Short problem: Exactly and only the lines from the one containing "Reproduce this chart with matplotlib." through the one containing "17.6, 24.2, 31.4, 39.4, 45.2, 51.2, 62.1, 69.0, 70.9, 13.2]" belong in your copy. Pictures do not.

Data supplied:
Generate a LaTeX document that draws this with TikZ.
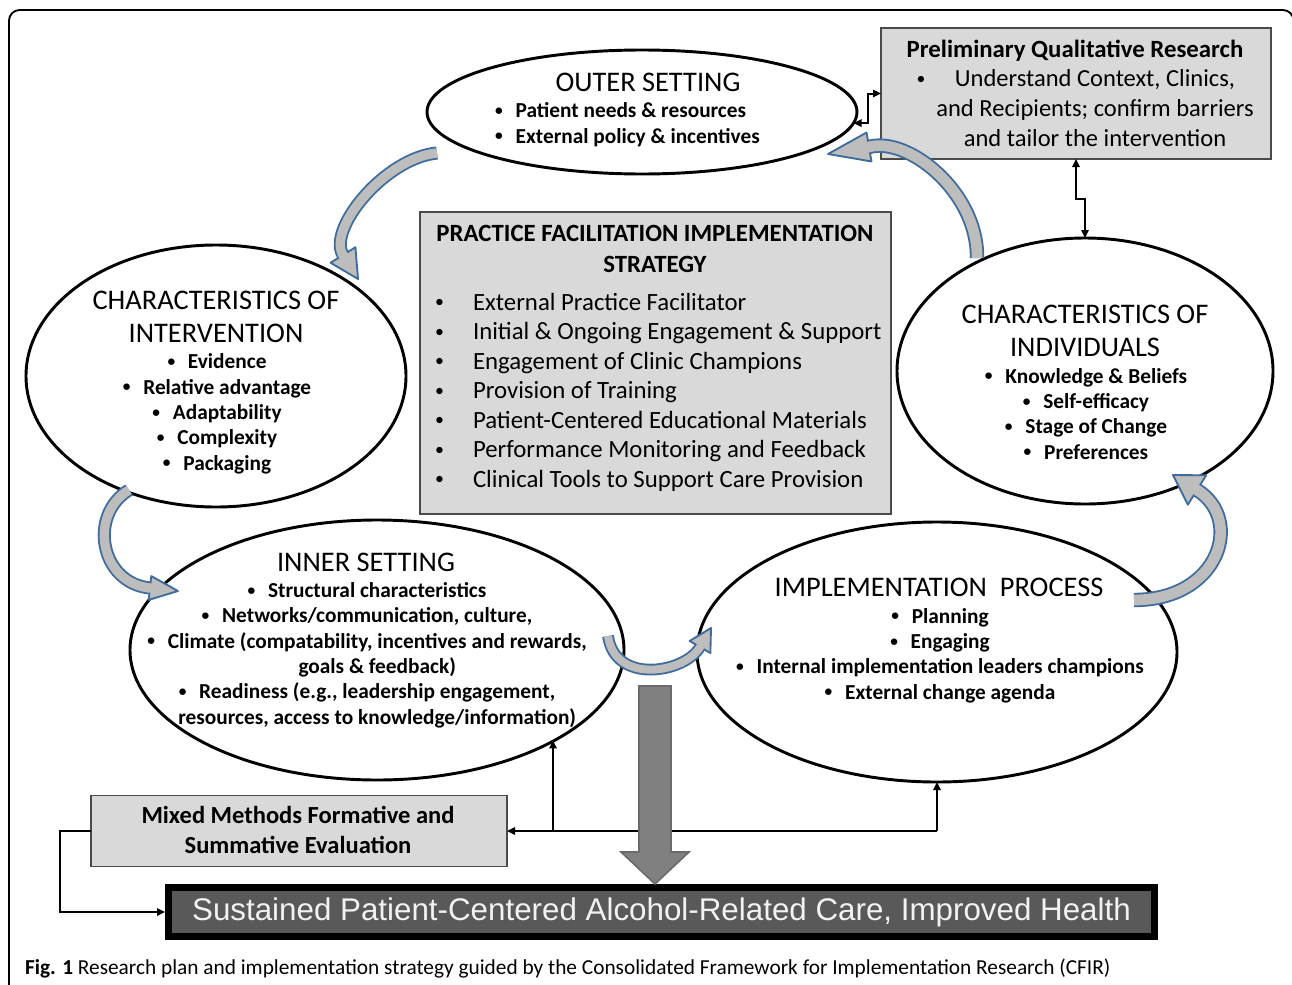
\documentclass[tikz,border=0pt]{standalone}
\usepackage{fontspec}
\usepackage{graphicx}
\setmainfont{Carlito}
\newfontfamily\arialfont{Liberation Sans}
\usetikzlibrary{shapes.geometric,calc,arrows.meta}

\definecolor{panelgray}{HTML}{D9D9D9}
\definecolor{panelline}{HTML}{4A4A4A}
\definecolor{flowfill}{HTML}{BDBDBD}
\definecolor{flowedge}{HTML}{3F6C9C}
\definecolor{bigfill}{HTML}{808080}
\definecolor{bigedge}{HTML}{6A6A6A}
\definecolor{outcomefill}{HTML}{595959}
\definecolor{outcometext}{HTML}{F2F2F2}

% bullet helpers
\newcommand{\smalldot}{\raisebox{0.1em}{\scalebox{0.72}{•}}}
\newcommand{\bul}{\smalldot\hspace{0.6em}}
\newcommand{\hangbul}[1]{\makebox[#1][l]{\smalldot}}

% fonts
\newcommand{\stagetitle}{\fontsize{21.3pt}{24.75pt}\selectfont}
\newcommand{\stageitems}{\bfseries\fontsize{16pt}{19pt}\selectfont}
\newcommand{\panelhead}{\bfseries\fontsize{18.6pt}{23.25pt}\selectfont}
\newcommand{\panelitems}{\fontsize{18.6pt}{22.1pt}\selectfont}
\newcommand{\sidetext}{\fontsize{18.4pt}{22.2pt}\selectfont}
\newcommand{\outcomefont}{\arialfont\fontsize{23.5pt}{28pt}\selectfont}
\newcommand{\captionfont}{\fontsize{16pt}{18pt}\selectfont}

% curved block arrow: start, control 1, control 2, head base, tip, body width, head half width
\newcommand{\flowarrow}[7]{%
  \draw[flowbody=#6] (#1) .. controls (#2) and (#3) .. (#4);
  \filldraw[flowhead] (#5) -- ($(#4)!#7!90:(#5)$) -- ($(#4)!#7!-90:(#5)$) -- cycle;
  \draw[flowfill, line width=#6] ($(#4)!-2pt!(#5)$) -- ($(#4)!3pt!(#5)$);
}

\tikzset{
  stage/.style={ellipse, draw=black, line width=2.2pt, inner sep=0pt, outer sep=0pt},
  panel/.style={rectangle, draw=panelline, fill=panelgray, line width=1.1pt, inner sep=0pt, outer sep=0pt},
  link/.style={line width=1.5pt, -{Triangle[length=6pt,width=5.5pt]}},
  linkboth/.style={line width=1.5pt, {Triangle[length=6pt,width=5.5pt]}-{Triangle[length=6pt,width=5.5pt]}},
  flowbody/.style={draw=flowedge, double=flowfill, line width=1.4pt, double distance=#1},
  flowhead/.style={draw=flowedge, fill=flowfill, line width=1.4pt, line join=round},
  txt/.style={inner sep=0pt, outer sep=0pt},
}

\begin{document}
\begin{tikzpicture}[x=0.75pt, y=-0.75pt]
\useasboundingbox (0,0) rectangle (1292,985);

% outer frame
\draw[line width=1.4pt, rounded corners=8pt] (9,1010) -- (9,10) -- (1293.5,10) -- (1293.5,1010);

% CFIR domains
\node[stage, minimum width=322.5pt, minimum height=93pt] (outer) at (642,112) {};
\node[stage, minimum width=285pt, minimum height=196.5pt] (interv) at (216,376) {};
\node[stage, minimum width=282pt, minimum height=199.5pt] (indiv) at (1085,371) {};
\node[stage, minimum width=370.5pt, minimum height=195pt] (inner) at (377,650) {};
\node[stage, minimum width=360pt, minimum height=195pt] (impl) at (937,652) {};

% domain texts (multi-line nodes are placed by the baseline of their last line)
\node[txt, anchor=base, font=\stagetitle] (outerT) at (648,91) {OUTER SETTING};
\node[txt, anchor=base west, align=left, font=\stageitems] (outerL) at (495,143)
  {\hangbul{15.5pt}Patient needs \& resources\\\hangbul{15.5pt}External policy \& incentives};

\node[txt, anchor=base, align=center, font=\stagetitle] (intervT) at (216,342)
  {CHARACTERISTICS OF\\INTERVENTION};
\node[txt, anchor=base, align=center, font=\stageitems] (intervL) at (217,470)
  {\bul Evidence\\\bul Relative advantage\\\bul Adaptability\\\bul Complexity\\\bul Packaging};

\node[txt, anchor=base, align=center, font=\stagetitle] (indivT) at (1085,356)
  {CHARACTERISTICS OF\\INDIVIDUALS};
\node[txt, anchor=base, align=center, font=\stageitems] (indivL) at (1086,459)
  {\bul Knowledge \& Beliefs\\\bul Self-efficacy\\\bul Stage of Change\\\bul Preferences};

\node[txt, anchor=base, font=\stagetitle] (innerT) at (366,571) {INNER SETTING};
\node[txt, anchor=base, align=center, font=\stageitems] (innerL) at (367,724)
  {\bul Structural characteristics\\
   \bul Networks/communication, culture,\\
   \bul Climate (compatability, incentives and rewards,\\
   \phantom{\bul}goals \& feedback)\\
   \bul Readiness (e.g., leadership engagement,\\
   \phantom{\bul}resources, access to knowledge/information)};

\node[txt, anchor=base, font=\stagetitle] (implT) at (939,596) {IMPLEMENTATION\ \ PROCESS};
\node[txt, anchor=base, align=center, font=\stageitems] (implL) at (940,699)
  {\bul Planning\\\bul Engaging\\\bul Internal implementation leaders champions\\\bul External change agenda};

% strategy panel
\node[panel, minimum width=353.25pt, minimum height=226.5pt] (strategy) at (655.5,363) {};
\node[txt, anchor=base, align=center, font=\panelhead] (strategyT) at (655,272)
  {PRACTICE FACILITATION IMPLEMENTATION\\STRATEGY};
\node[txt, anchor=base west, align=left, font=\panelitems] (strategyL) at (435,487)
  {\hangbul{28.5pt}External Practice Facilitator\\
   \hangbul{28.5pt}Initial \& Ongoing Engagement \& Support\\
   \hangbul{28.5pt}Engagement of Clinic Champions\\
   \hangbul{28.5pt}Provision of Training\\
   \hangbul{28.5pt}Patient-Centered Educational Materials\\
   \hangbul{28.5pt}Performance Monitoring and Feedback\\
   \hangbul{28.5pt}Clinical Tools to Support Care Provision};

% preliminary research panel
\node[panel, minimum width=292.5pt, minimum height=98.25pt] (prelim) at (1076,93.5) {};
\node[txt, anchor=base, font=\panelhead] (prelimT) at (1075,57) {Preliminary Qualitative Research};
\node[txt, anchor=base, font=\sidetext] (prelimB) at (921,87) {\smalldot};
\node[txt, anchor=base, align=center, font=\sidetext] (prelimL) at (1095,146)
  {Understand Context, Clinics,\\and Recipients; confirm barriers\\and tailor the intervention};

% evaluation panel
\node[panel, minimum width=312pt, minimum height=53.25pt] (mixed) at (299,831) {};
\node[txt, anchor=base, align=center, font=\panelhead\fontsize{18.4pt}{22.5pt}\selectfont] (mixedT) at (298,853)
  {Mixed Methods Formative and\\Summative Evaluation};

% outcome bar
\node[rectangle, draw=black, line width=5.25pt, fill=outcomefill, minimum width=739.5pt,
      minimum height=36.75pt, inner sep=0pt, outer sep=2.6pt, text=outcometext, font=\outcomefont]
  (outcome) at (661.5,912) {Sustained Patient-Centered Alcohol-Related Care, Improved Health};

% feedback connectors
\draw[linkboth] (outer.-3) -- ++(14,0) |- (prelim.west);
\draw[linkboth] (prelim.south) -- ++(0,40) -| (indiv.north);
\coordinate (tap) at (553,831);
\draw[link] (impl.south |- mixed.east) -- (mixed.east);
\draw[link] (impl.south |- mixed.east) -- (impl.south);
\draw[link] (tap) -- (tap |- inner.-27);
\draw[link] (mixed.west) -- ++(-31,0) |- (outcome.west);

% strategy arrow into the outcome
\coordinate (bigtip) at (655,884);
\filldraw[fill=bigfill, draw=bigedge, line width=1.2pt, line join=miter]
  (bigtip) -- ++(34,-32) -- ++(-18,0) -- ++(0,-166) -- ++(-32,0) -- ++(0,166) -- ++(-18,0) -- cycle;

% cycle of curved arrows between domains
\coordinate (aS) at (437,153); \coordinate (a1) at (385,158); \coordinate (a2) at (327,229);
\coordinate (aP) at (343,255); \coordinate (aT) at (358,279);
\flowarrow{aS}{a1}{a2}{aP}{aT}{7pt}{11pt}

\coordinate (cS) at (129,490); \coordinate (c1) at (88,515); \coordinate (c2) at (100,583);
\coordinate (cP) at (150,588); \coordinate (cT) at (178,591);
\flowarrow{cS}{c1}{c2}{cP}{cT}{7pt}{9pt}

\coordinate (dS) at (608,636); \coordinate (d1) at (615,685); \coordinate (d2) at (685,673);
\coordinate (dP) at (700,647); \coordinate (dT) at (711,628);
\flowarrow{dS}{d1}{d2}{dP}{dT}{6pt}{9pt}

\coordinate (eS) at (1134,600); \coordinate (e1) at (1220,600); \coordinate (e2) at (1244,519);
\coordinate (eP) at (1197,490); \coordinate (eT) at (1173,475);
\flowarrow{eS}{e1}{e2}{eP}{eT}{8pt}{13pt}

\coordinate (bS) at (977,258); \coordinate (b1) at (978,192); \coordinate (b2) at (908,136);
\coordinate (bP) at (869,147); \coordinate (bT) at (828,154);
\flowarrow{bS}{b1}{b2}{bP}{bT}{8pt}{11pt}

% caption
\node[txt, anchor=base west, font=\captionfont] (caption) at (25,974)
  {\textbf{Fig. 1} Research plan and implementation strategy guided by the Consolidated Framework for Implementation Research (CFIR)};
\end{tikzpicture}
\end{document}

--

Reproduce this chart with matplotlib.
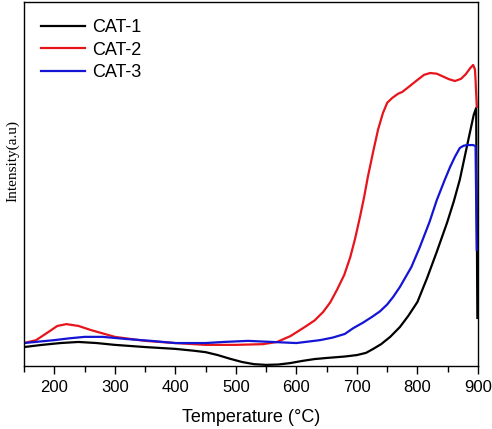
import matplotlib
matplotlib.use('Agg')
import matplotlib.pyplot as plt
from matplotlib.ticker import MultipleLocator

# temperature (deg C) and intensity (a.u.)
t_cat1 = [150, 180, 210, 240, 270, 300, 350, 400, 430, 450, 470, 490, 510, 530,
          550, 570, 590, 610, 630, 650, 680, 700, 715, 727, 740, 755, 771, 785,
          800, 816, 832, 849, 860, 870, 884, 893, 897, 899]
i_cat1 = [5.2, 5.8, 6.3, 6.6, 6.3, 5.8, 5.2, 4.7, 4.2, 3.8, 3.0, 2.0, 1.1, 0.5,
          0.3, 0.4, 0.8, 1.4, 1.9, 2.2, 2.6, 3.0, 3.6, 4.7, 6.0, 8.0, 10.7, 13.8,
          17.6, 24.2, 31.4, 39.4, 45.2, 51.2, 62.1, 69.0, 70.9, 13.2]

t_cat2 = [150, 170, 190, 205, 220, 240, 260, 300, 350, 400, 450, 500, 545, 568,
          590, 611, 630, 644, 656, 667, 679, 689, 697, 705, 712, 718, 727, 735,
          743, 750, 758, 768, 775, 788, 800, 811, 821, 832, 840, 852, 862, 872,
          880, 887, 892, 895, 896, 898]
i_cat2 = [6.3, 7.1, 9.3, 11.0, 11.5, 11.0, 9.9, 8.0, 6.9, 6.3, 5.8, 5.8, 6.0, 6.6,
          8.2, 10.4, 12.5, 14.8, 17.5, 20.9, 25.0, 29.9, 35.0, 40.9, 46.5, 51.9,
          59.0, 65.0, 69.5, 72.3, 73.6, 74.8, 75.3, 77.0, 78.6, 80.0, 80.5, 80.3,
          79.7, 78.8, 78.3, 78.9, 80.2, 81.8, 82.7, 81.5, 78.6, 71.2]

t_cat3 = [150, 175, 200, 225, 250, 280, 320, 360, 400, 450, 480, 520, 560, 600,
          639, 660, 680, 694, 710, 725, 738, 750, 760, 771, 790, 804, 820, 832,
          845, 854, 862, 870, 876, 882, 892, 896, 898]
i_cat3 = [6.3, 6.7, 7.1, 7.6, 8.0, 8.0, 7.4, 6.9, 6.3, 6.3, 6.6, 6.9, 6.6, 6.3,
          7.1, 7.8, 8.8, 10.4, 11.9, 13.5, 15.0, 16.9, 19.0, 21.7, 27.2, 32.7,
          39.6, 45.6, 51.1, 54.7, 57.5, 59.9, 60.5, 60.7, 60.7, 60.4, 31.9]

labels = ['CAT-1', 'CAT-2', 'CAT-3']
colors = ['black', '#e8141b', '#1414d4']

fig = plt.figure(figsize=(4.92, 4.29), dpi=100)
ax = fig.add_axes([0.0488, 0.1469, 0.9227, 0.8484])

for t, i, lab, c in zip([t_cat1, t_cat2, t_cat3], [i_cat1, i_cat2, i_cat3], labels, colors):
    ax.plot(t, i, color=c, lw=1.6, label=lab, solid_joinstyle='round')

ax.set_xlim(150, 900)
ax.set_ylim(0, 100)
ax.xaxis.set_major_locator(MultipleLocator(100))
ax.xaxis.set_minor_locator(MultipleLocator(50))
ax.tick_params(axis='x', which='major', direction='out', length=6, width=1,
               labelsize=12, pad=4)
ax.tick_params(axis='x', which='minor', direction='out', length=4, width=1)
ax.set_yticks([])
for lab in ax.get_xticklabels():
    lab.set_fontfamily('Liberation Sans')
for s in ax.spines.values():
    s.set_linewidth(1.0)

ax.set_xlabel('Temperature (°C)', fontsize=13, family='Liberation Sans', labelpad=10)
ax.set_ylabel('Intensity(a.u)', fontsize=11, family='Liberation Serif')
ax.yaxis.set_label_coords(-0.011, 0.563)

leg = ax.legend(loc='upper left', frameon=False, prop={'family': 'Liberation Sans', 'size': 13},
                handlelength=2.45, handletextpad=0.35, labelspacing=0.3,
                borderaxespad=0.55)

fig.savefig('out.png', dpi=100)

...

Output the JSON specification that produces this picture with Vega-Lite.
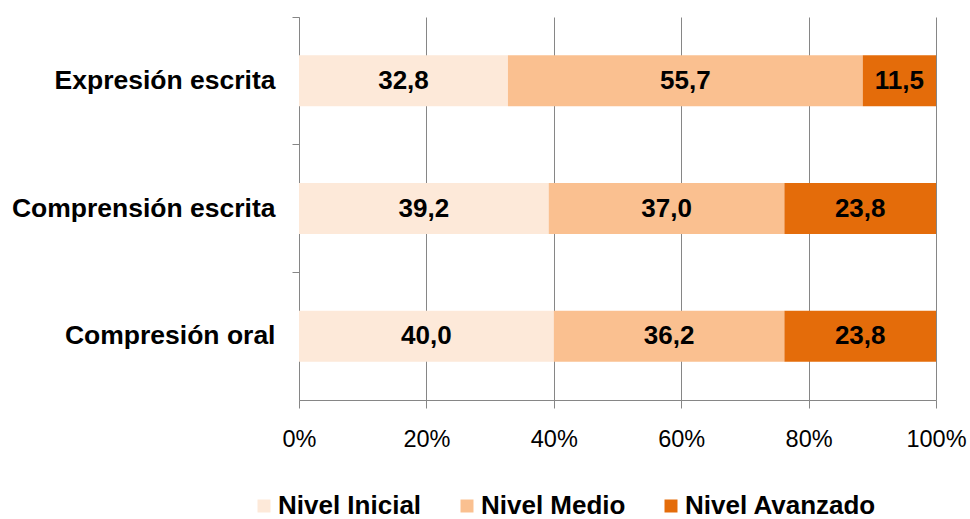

Output of the task:
Reproduce this chart with matplotlib.
import matplotlib
matplotlib.use('Agg')
import matplotlib.pyplot as plt
from matplotlib.ticker import MultipleLocator

# temperature (deg C) and intensity (a.u.)
t_cat1 = [150, 180, 210, 240, 270, 300, 350, 400, 430, 450, 470, 490, 510, 530,
          550, 570, 590, 610, 630, 650, 680, 700, 715, 727, 740, 755, 771, 785,
          800, 816, 832, 849, 860, 870, 884, 893, 897, 899]
i_cat1 = [5.2, 5.8, 6.3, 6.6, 6.3, 5.8, 5.2, 4.7, 4.2, 3.8, 3.0, 2.0, 1.1, 0.5,
          0.3, 0.4, 0.8, 1.4, 1.9, 2.2, 2.6, 3.0, 3.6, 4.7, 6.0, 8.0, 10.7, 13.8,
          17.6, 24.2, 31.4, 39.4, 45.2, 51.2, 62.1, 69.0, 70.9, 13.2]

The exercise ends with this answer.